WXCL

Pekin, Illinois; United States;
- Broadcast area: Peoria metropolitan area
- Frequency: 104.9 MHz
- Branding: 104.9 The Wolf

Programming
- Format: Country
- Affiliations: Westwood One

Ownership
- Owner: Midwest Communications; (Midwest Communications, Inc.);
- Sister stations: WIRL, WKZF, WMBD, WPBG, WSWT

History
- First air date: 1970
- Former call signs: WZRO (1973–80) WKQA (1980–89)
- Call sign meaning: No specific meaning; owners of original WXCL "wanted something catchy and easy to remember"

Technical information
- Licensing authority: FCC
- Facility ID: 33879
- Class: A
- ERP: 6,000 watts
- HAAT: 100 meters (330 ft)
- Transmitter coordinates: 40°43′22.1″N 89°30′40.3″W﻿ / ﻿40.722806°N 89.511194°W (NAD83)

Links
- Public license information: Public file; LMS;
- Webcast: Listen live
- Website: Official website

= WXCL =

WXCL (104.9 FM) is a commercial radio station licensed to Pekin, Illinois and serving the Peoria metropolitan area. It broadcasts a country radio format and is owned by Midwest Communications, Inc. WXCL is one of two outlets in Peoria playing Country music, along with 97.3 WFYR.

==History==
104.9 signed on the air in 1973 as WZRO with an oldies format. This format was not successful and the station later adopted an automated country music format from Drake-Chenault called "Great American Country."

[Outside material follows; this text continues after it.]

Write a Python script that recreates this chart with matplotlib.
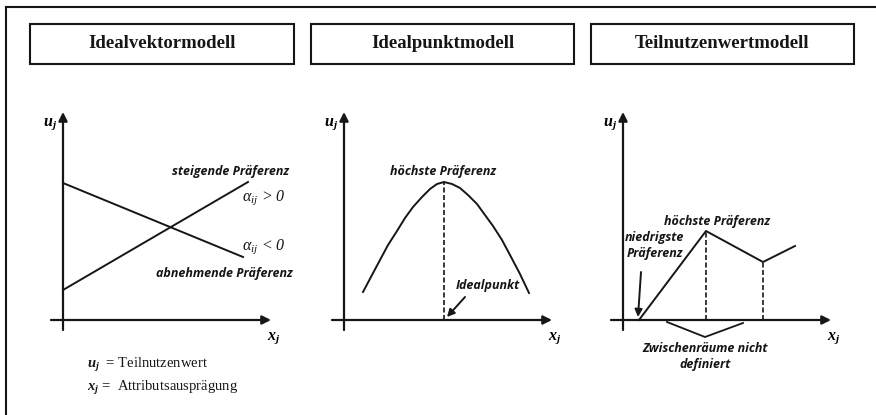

During the summer of 1980, for several days WZRO went off the air for repairs and a format switch. When it returned it became WKQA with a format of top 40. At this time it was owned by a company called Manship Corp. out of Baton Rouge, Louisiana, co-owned with sister station WFMF. Then, during March 1982 it changed its moniker to Q-104 WKQA, and competed directly against AM station WIRL with an adult contemporary format. It used the monikers "Q-104" and WKQA interchangeably until early 1987.

Then it became known as "Q-105" programming a hot adult contemporary format. Meanwhile, WXCL was formerly on AM 1350. In October 1989 WKQA changed its format and this station on 104.9 FM became known as WXCL-FM. WXCL simulcast on AM and FM for several years in the 1990s as WXCL (AM) and WXCL-FM. WXCL was later replaced on AM by WOAM, leaving WXCL only on FM. WXCL was sold by Kelly Communications the AAA Entertainment in 2002, and sold again by AAA Entertainment to Triad Broadcasting in 2006. Since being bought by Triad, WXCL has used the on-air nickname 104.9 The Wolf.

Effective May 1, 2013, L&L Broadcasting purchased WXCL and 29 other stations from Triad Broadcasting (JMP Media) at a purchase price of $21 million.

On February 4, 2019, Alpha Media announced that it would sell its Peoria cluster to Midwest Communications for $21.6 million. The sale closed on April 30, 2019.

==Personalities==

Notable former air talent on WXCL: Dan Dermody, Bob Grayson, Dale Van Horn, Kimber Bennett, Sue Parker, Joe Calgaro, Dave Murphy, Joe Bob Cameron, Buck Stevens, Jack Shell, BJ Stone, Jerry Barr, Nancy Shelton, Doc Watson, Jamie Markley, Brad Bensman, Jeanie Plackett, Steve Young, Paul Jackson, Tweed Scott, Bob Look, Marty Roberts, Rick McKay, Michael Cruise, Mario Impemba, Joe Jackson, Robb Rose, Carolyn Mungo, Jim Crowley, Don Elliot, Marc Truelove, Denise Henley, PJ McKay, Maria Gilmore, Jay Curtis, Mort Cantor, Lee Malcolm, Chuck Collins (currently with WMBD-TV), Mike Pesto, "Danger" Dan Belk, Bob "The Bullet" Davis, Brett Erickson, Cody West, Loren Wassell, Chuck Urban, Lee Ranson, Cindy Austin, Andy Corbin, and Bill Bro.

WXCL News personnel included Bill Marlowe (News Director), Ernie Slottag, Alan Friedman. Leon Thomas, Crystal Bostian, Steve Fiorina, Ron Howard, and Clark Smith (former WHOI-TV).